Date of submission: 15 Sep 2021

Question

It is not very clear how to treat investment level leverage in a fixed income unleveraged AIF. The fund is private debt (loan) fund that engineers the fund by putting a "loan-on-loan" term financing on the debt originating platform level, an Irish DAC company, (as opposed to the leverage in the fund's consolidated structure). Because the bank term loan is on the SPV level, and because the fund consolidates equity, rather than full conso of its assets (US GAAP), only portfolio underlying loans equity value is appearing in look through, and his debt is not being seen neither in fund's financial statements, nor in fund's investor reporting, nor Look-through file. Fund's prospectus confirms fund being unleveraged AIF, and fund manager refers to investment level debt ("back loan"). How is this investment level to be treated in the fixed income framework from perspective of spread module, FX if any, and interest rate module: Should capital charge be calculated on the basis that can be estimated as being fund's GAV ("gross asset value") after multiplication of funds NAV by the LTV of the SPV which would approximate our true exposure of the underlying loans, rather than equity value?

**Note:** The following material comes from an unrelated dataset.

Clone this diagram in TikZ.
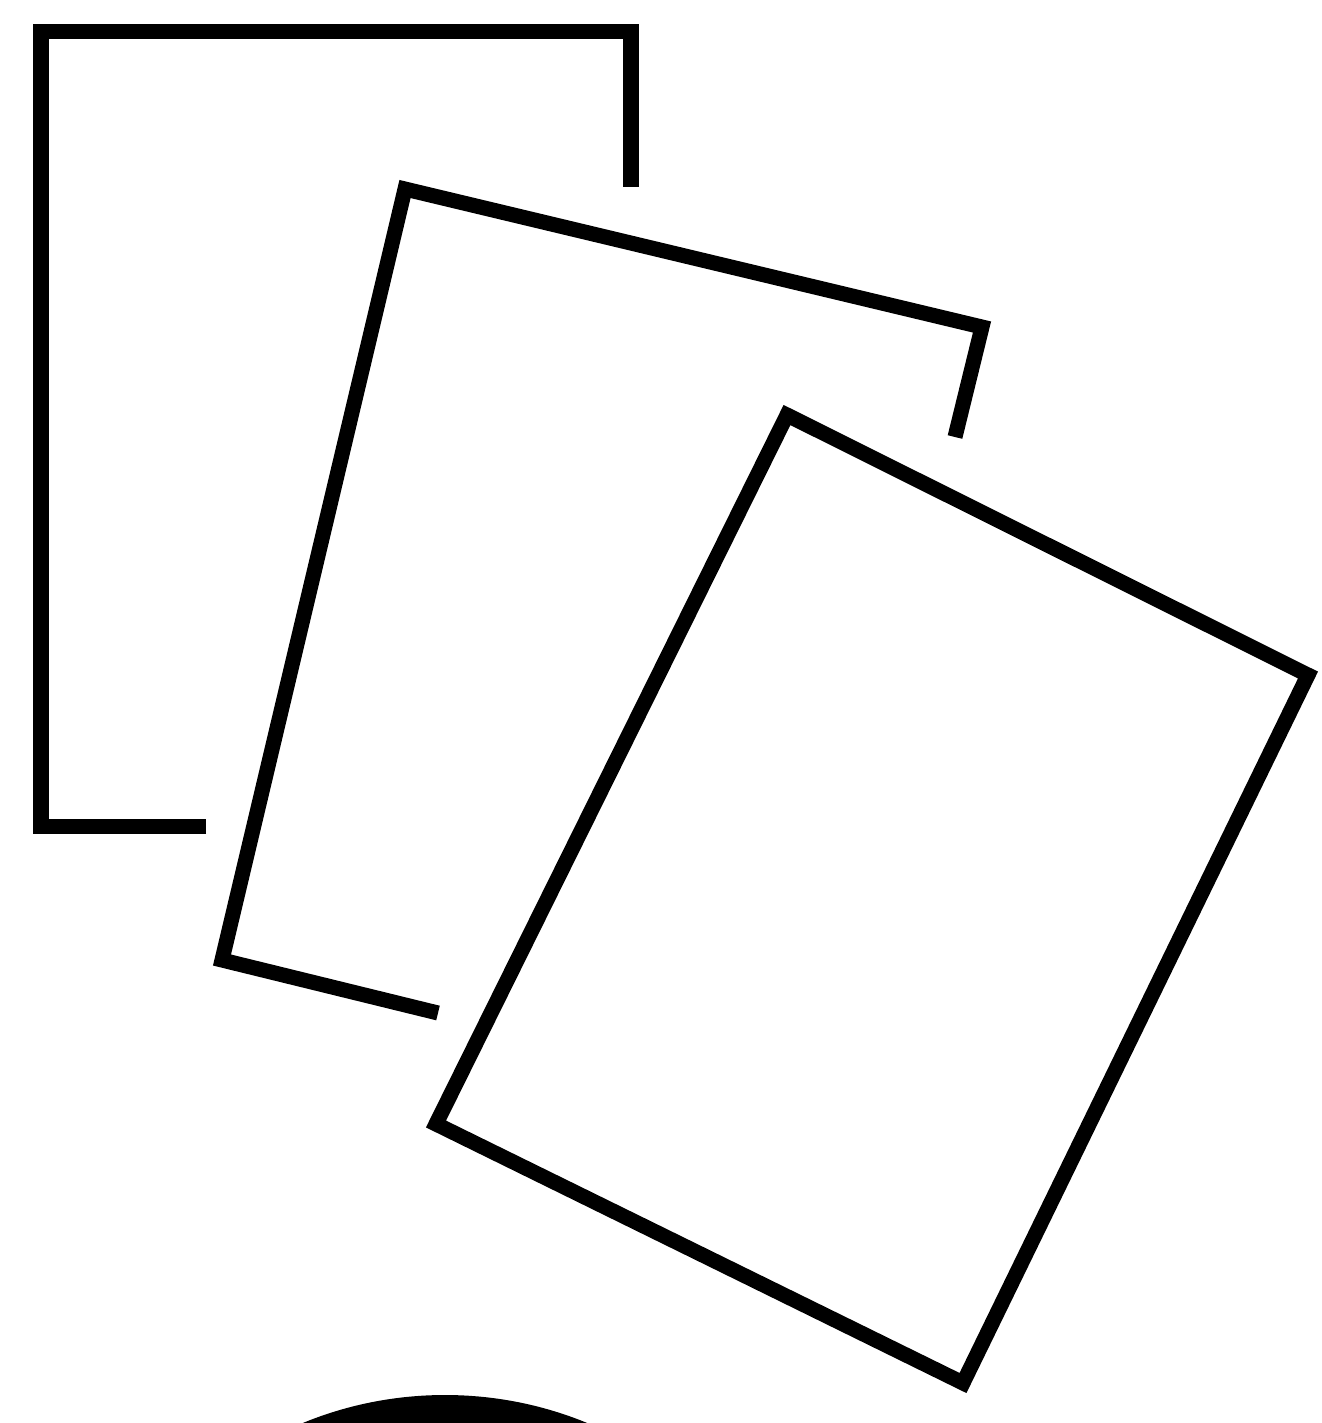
\documentclass[tikz,border=0pt]{standalone}
\usepackage{tikz}
\tikzset{sheetline/.style={line width=0.15cm,black,line join=miter,line cap=butt}}

\begin{document}
\begin{tikzpicture}[x=0.01cm,y=-0.01cm]
        \useasboundingbox (0,0) rectangle (1322,1423);
        \clip (0,0) rectangle (1322,1423);
        % back sheet
        \draw[sheetline] (206,826) -- (41,826) -- (41,31) -- (631,31) -- (631,187);
        % middle sheet
        \draw[sheetline] (438,1013) -- (222,960) -- (405,189) -- (982,327) -- (955,437);
        % front sheet
        \draw[sheetline] (787,415) -- (1308,675) -- (963,1383) -- (436,1124) -- cycle;
        % dark shape at the bottom edge
        \fill[black] (445,1769) circle (374);
      \end{tikzpicture}
\end{document}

Or is it sufficient to put capital charge on the NAV? If it would be an equity investment , the answer would be clear. However it is not clear in a framework of fixed income fund.

Background of the question

Looking for a potential investment in a new fund

EIOPA answer

As per Article 84(2) of the Delegated Regulations (EU) 2015/35, indirect exposures to market and counterparty risk should be captured within the Solvency Capital Requirement.

As per Guideline 2 of the Guidelines on look-through, firms should iterate the look-through approach so as to be satisfied that all direct and indirect risks have been captured.

The formulaic calculation of each risk is given in each submodule. The firm should include the indirect exposure to the loan at SPV level in each submodule where there would be a change in own funds arising under the calculation.